A Non-Existent Dream

After last night’s little rant on the state of the London Underground system, I heard about this morning’s nonsense from the Strategic Rail Authority (SRA) to start charging commuters more to sit on over-crowded, dirty, late-running trains. I guess the plan reasons that charging higher fares means fewer people will travel by train. Surely, this proves that an integrated transport policy for London’s workers remains a non-existent dream. Ken Livingston wants to charge people for driving into central London. The SRA wants to charge more for travelling on trains. How are people expected to get into work? The answer is they will still drive and take the train and it will cost them more – status quo remains.
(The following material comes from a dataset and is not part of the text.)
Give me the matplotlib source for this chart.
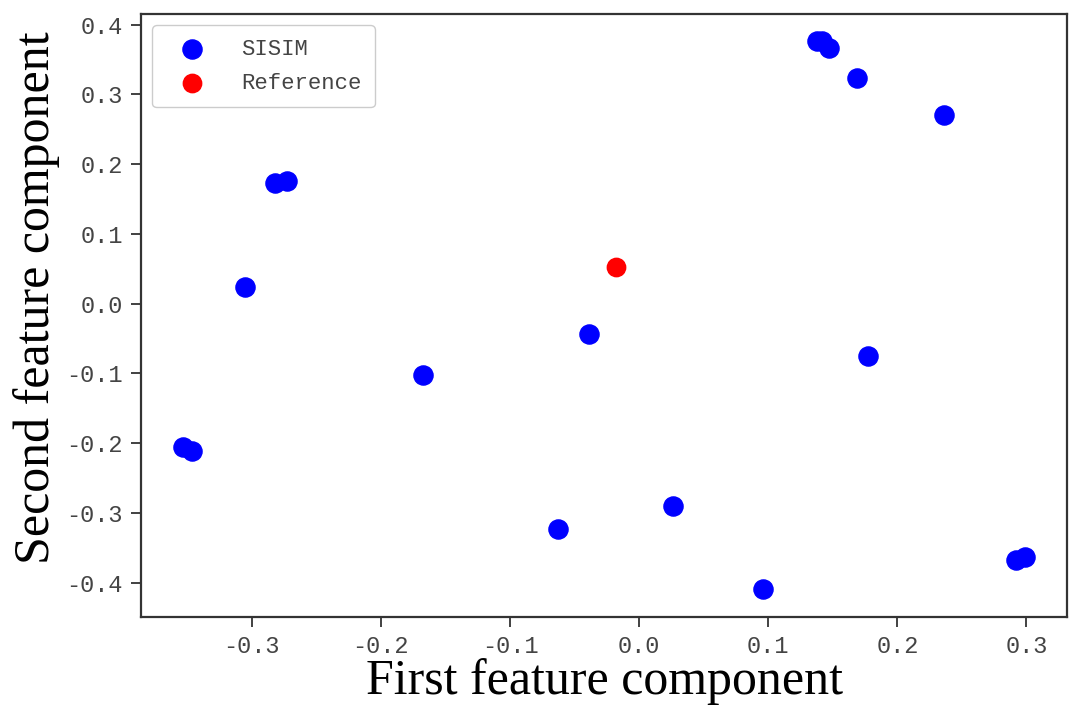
import matplotlib
matplotlib.use("Agg")
import matplotlib.pyplot as plt

# First / second feature components of each sample
sisim_x = [-0.353, -0.346, -0.305, -0.282, -0.273, -0.167, -0.063, -0.039,
           0.026, 0.096, 0.138, 0.142, 0.147, 0.169, 0.177, 0.236, 0.292, 0.299]
sisim_y = [-0.205, -0.211, 0.024, 0.173, 0.176, -0.103, -0.323, -0.043,
           -0.290, -0.410, 0.376, 0.376, 0.366, 0.323, -0.075, 0.271, -0.368, -0.364]
ref_x = [-0.018]
ref_y = [0.052]

xticks = [-0.3, -0.2, -0.1, 0.0, 0.1, 0.2, 0.3]
yticks = [-0.4, -0.3, -0.2, -0.1, 0.0, 0.1, 0.2, 0.3, 0.4]

fig = plt.figure(figsize=(10.77, 7.05), dpi=100)
ax = fig.add_axes([0.131, 0.125, 0.860, 0.855])

ax.scatter(sisim_x, sisim_y, s=190, c="blue", label="SISIM", zorder=3)
ax.scatter(ref_x, ref_y, s=175, c="red", label="Reference", zorder=3)

ax.set_xticks(xticks)
ax.set_yticks(yticks)
ax.set_xticklabels([f"{v:.1f}" for v in xticks])
ax.set_yticklabels([f"{v:.1f}" for v in yticks])
tick_font = "Liberation Mono"
for lbl in ax.get_xticklabels() + ax.get_yticklabels():
    lbl.set_fontfamily(tick_font)
    lbl.set_fontsize(17)
    lbl.set_color("#444444")
ax.tick_params(axis="both", length=7, width=1.3, color="#333333", pad=6)

for sp in ax.spines.values():
    sp.set_linewidth(1.6)
    sp.set_color("#333333")

ax.set_xlabel("First feature component", fontfamily="Liberation Serif",
              fontsize=36, labelpad=0)
ax.set_ylabel("Second feature component", fontfamily="Liberation Serif",
              fontsize=36)
ax.yaxis.set_label_coords(-0.088, 0.53)

leg = ax.legend(loc="upper left", prop={"family": tick_font, "size": 16},
                handletextpad=1.0, borderpad=0.6, labelspacing=0.6,
                borderaxespad=0.5, handlelength=2.4, framealpha=1.0,
                edgecolor="#cccccc")
for t in leg.get_texts():
    t.set_color("#444444")

fig.savefig("out.png", dpi=100)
It seems to me that nobody is prepared to do what it takes to sort transport in the South East out. And that still stinks.

So then, I got to thinking about John Prescott’s [John Prescott as Boss of Bosses?] little plan to build more affordable housing in the South East of England (to ease the chronic housing shortage, apparently). Affordable housing implies that this is aimed at people on a lower wage (am I taking a big leap here?). How, exactly, are these people going to get to work in London if train prices rise and roads get tolls? Again, it appears inconsistent and badly thought out. Why not take some of these £4 billion and encourage businesses to move out of the South East to areas where there are too many houses or where there is less congestion. If we’re not careful, the UK will topple over as the South East of Britain sinks into The Channel under the weight of all the people migrating from other parts of the country.